NOGALES, Ariz. - A trade war could be brewing between the United States and Mexico.
U.S. tomato growers say Mexican growers are using unfair tactics to undercut their market. Now the Trump Administration has thrown out a deal that set tomato prices and avoided tariffs---a move that could have a real impact in Southern Arizona.
Tomatoes at Chamberlain Distributing warehouse are just a sample of the roughly $580 million worth that cross the border at Nogales bound for grocery stores in the U.S. and Canada.
But some U.S. tomato growers say Mexican producers are not playing fair, cutting competition by undercutting prices. In trade talk, that's "dumping."
As far back as 22 years ago they convinced the U.S. government to investigate the dumping claim but the probe went on hold when Mexico agreed to minimum wholesale prices and other conditions.
Now U.S. growers have convinced our government to throw out that agreement. Unless there's a new agreement by early May the dumping investigation is back on and tariffs---penalty charges-- kick in.
Jaime Chamberlain says, “Then you'll probably see a reduction in the importation of Mexican tomatoes into the United States, and you will be limited in what you can buy; what varieties are available on the domestic market. And I think it'll be a lot more expensive for consumers to have tomatoes in their products.”
Chamberlain says Mexican tomato growers have lived up to the agreement, and he worries tariffs will kill the business that a University of Arizona study says supports 33,000 jobs across the US---many of them in southern Arizona.
Arizona’s Congressional delegation sent a letter to Commerce Secretary Wilbur Ross urging him to continuing working towards a new agreement that would keep Mexican tomatoes flowing.
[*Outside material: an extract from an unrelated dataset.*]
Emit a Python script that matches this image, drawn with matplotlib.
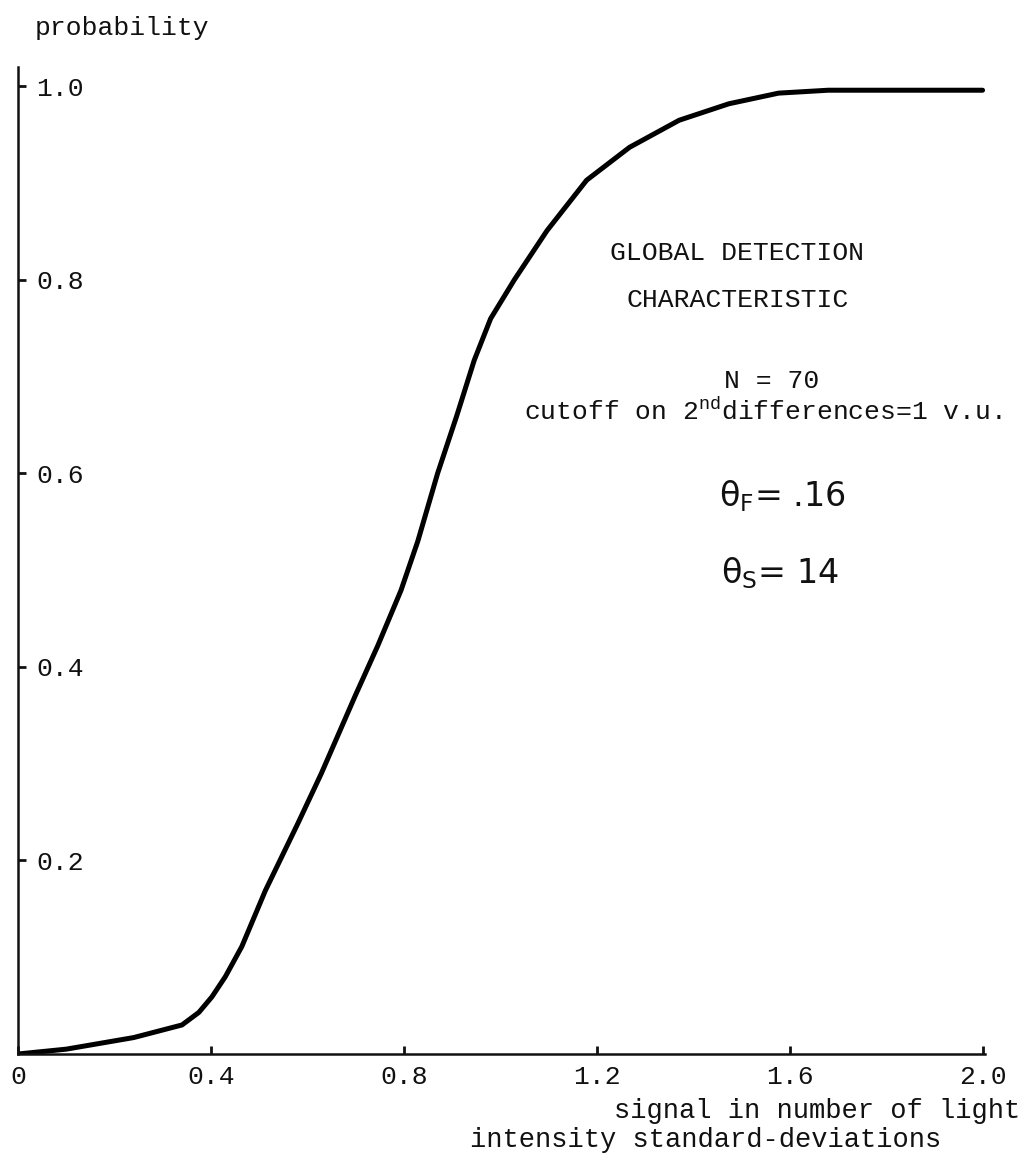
import matplotlib
matplotlib.use("Agg")
import matplotlib.pyplot as plt

# courbe
signal = [0, 0.10, 0.24, 0.34, 0.375, 0.402, 0.43, 0.464, 0.513, 0.581,
          0.629, 0.664, 0.699, 0.746, 0.794, 0.829, 0.870, 0.91, 0.946, 0.98,
          1.029, 1.097, 1.179, 1.268, 1.371, 1.474, 1.577, 1.68, 2.0]
probability = [0, 0.005, 0.017, 0.030, 0.043, 0.059, 0.08, 0.111, 0.169, 0.239,
               0.290, 0.33, 0.37, 0.422, 0.479, 0.53, 0.60, 0.66, 0.717, 0.76,
               0.800, 0.851, 0.903, 0.937, 0.965, 0.982, 0.993, 0.996, 0.996]

xticks = [0, 0.4, 0.8, 1.2, 1.6, 2.0]
xtick_labels = ["0", "0.4", "0.8", "1.2", "1.6", "2.0"]
yticks = [0.2, 0.4, 0.6, 0.8, 1.0]
ytick_labels = ["0.2", "0.4", "0.6", "0.8", "1.0"]

plt.rcParams["font.family"] = "Liberation Mono"
plt.rcParams["mathtext.fontset"] = "custom"
plt.rcParams["mathtext.rm"] = "Liberation Mono"
plt.rcParams["mathtext.sf"] = "DejaVu Sans"
ink = "#111111"
fs = 19

W, H = 1029, 1160
fig = plt.figure(figsize=(W / 100, H / 100), dpi=100)
left, right, bottom, top = 18, 985, 1054, 67
ax = fig.add_axes([left / W, 1 - bottom / H, (right - left) / W, (bottom - top) / H])

ax.plot(signal, probability, color="black", lw=3.6,
        solid_capstyle="round", solid_joinstyle="round")

ax.set_xlim(0, 2.005)
ax.set_ylim(0, 1.02)
for s in ["top", "right"]:
    ax.spines[s].set_visible(False)
for s in ["left", "bottom"]:
    ax.spines[s].set_linewidth(1.8)
    ax.spines[s].set_color(ink)

ax.set_xticks(xticks)
ax.set_xticklabels(xtick_labels)
ax.set_yticks(yticks)
ax.set_yticklabels(ytick_labels, ha="left")
ax.tick_params(axis="x", direction="in", length=6, width=2, pad=8,
               labelsize=fs, colors=ink)
ax.tick_params(axis="y", direction="in", length=6, width=2, pad=-13,
               labelsize=fs, colors=ink)

# textes dans le graphique
ax.text(1.49, 0.828, "GLOBAL DETECTION", ha="center", va="center", fontsize=fs, color=ink)
ax.text(1.493, 0.779, "CHARACTERISTIC", ha="center", va="center", fontsize=fs, color=ink)
ax.text(1.563, 0.696, "N = 70", ha="center", va="center", fontsize=fs, color=ink)
ax.text(1.049, 0.655, r"cutoff on 2$^{\mathrm{nd}}$differences=1 v.u.",
        ha="left", va="baseline", fontsize=fs, color=ink)
ax.text(1.584, 0.577, r"θ$_\mathsf{F}$= .16", ha="center", va="center",
        fontsize=24, family="DejaVu Sans", color=ink)
ax.text(1.58, 0.497, r"θ$_\mathsf{S}$= 14", ha="center", va="center",
        fontsize=24, family="DejaVu Sans", color=ink)

# titres des axes
fig.text(35 / W, 1 - 28 / H, "probability", ha="left", va="center", fontsize=fs, color=ink)
fig.text(1020 / W, 1 - 1111 / H, "signal in number of light", ha="right", va="center",
         fontsize=19.5, color=ink)
fig.text(470 / W, 1 - 1140 / H, "intensity standard-deviations", ha="left", va="center",
         fontsize=19.5, color=ink)

fig.savefig("out.png", dpi=100, facecolor="white")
The Border Trade Alliance has also stepped up to oppose ending the old agreement.
But U.S. growers say the Mexican tomato industry has found unfair ways to get around the old agreement. Michael Schadler, Executive Vice President of the Florida Tomato Exchange says consumers should not be hurt if there's a new deal, or no deal.
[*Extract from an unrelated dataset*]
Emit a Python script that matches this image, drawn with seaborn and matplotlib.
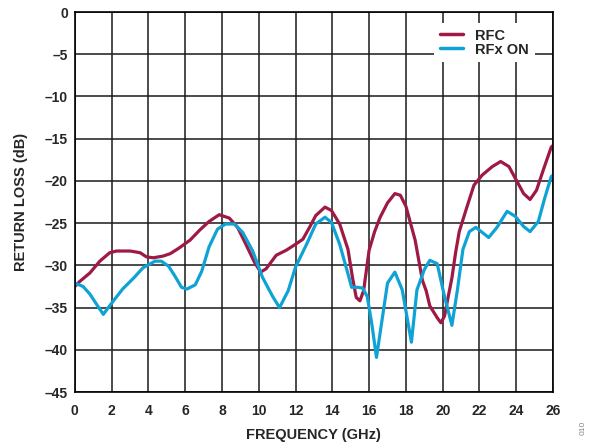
import numpy as np
import matplotlib
matplotlib.use("Agg")
import matplotlib.pyplot as plt
import seaborn as sns
import pandas as pd

# RFC trace (frequency in GHz, return loss in dB)
rfc_freq = [0, 0.27, 0.82, 1.36, 1.9, 2.27, 3.0, 3.55, 3.9, 4.27, 4.8, 5.2, 5.7, 6.27, 6.8,
            7.3, 7.85, 8.4, 8.85, 9.3, 9.76, 10.1, 10.4, 10.95, 11.5, 12.0, 12.4, 12.76, 13.1, 13.6,
            13.95, 14.4, 14.85, 15.1, 15.3, 15.5, 15.7, 16.0, 16.3, 16.6, 17.0, 17.4, 17.7, 18.0, 18.5,
            18.9, 19.1, 19.3, 19.5, 19.7, 19.9, 20.1, 20.3, 20.5, 20.7, 20.9, 21.3, 21.7, 22.15, 22.7,
            23.15, 23.6, 24.0, 24.4, 24.75, 25.1, 25.5, 25.9, 26.0]
rfc_db = [-32.5, -31.9, -30.9, -29.5, -28.5, -28.3, -28.3, -28.5, -29.0, -29.1, -28.9, -28.6, -27.9, -27.0, -25.8,
          -24.8, -24.0, -24.4, -25.5, -27.5, -29.6, -30.8, -30.4, -28.8, -28.2, -27.5, -26.9, -25.5, -24.1, -23.1,
          -23.5, -25.1, -28.1, -31.5, -33.8, -34.2, -33.0, -28.2, -26.0, -24.3, -22.6, -21.5, -21.7, -23.0, -27.0,
          -31.8, -33.0, -34.8, -35.5, -36.2, -36.8, -36.0, -33.7, -31.5, -28.5, -26.0, -23.2, -20.5, -19.3, -18.3,
          -17.7, -18.3, -19.9, -21.5, -22.2, -21.1, -18.5, -16.0, -15.8]

# RFx ON trace
rfx_freq = [0, 0.45, 0.82, 1.18, 1.55, 1.82, 2.1, 2.6, 3.2, 3.7, 4.36, 4.7, 5.1, 5.45, 5.8,
            6.1, 6.55, 6.9, 7.3, 7.76, 8.2, 8.67, 9.13, 9.67, 10.2, 10.76, 11.13, 11.6, 12.0, 12.6,
            13.1, 13.6, 13.95, 14.4, 14.85, 15.05, 15.4, 15.65, 15.9, 16.15, 16.4, 16.7, 17.0, 17.4, 17.8,
            18.05, 18.3, 18.6, 19.0, 19.3, 19.7, 20.1, 20.5, 20.8, 21.1, 21.45, 21.8, 22.15, 22.5, 22.95,
            23.5, 23.95, 24.4, 24.75, 25.2, 25.55, 25.9, 26.0]
rfx_db = [-32.1, -32.5, -33.4, -34.6, -35.8, -35.0, -34.2, -32.8, -31.5, -30.3, -29.5, -29.5, -30.1, -31.3, -32.6,
          -32.8, -32.3, -30.7, -27.8, -25.7, -25.1, -25.1, -26.1, -28.3, -31.4, -33.7, -35.0, -33.0, -30.2, -27.5,
          -25.1, -24.3, -24.9, -27.5, -31.0, -32.6, -32.6, -32.7, -33.7, -37.0, -40.9, -36.5, -32.1, -30.8, -32.9,
          -36.0, -39.1, -32.9, -30.5, -29.4, -29.8, -33.7, -37.1, -32.9, -28.1, -26.0, -25.5, -26.1, -26.7, -25.5,
          -23.6, -24.2, -25.4, -26.0, -24.8, -22.0, -19.5, -19.3]

x_ticks = list(range(0, 27, 2))
y_ticks = list(range(0, -46, -5))
y_labels = ["0"] + ["\u2013" + str(-v) for v in y_ticks[1:]]

df = pd.concat([
    pd.DataFrame({"freq": rfc_freq, "db": rfc_db, "trace": "RFC"}),
    pd.DataFrame({"freq": rfx_freq, "db": rfx_db, "trace": "RFx ON"}),
])

sns.set_style("white")
plt.rcParams["font.family"] = ["Liberation Sans", "DejaVu Sans"]
plt.rcParams["font.weight"] = "bold"

fig = plt.figure(figsize=(5.89, 4.46), dpi=100)
ax = fig.add_axes([0.127, 0.121, 0.812, 0.852])

sns.lineplot(data=df, x="freq", y="db", hue="trace", sort=False,
             palette={"RFC": "#9e1a45", "RFx ON": "#0fa3d5"},
             linewidth=2.3, ax=ax)

ax.set_xlim(0, 26)
ax.set_ylim(-45, 0)
ax.set_xticks(x_ticks)
ax.set_xticklabels([str(v) for v in x_ticks], fontsize=10, fontweight="bold")
ax.set_yticks(y_ticks)
ax.set_yticklabels(y_labels, fontsize=10, fontweight="bold")
ax.tick_params(axis="x", length=0, pad=8.5)
ax.tick_params(axis="y", length=0, pad=5)
ax.grid(True, color="#1a1a1a", linewidth=1.1)
ax.set_axisbelow(True)
for s in ax.spines.values():
    s.set_color("black")
    s.set_linewidth(1.2)

ax.set_xlabel("FREQUENCY (GHz)", fontsize=10.5, fontweight="bold", labelpad=7)
ax.set_ylabel("RETURN LOSS (dB)", fontsize=10.5, fontweight="bold", labelpad=12)

leg = ax.legend(loc="upper right", bbox_to_anchor=(0.962, 0.972), borderaxespad=0,
                frameon=True, fancybox=False, framealpha=1, edgecolor="white",
                handlelength=1.6, handletextpad=0.85, labelspacing=0.0,
                prop={"size": 10.5, "weight": "bold"})
leg.get_frame().set_linewidth(0)
for line in leg.get_lines():
    line.set_linewidth(2.5)

fig.text(0.99, 0.04, "010", rotation=90, fontsize=6, color="#888888",
         fontweight="normal", ha="center", va="center")

fig.savefig("out.png", dpi=100)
“Mexico has a near 60% market share in the United States so that it's not a realistic proposition that Mexican tomatoes are going to be cut out of the market consumers are going to continue have a wide variety of choice and prices will will will change very little if any."
A long list of Senators and Members of Congress have also appealed to the Commerce Secretary to do more for the interests of U.S. tomato growers.
But Jaime Chamberlain predicts tariffs will drive down demand and depress a major piece of the local economy.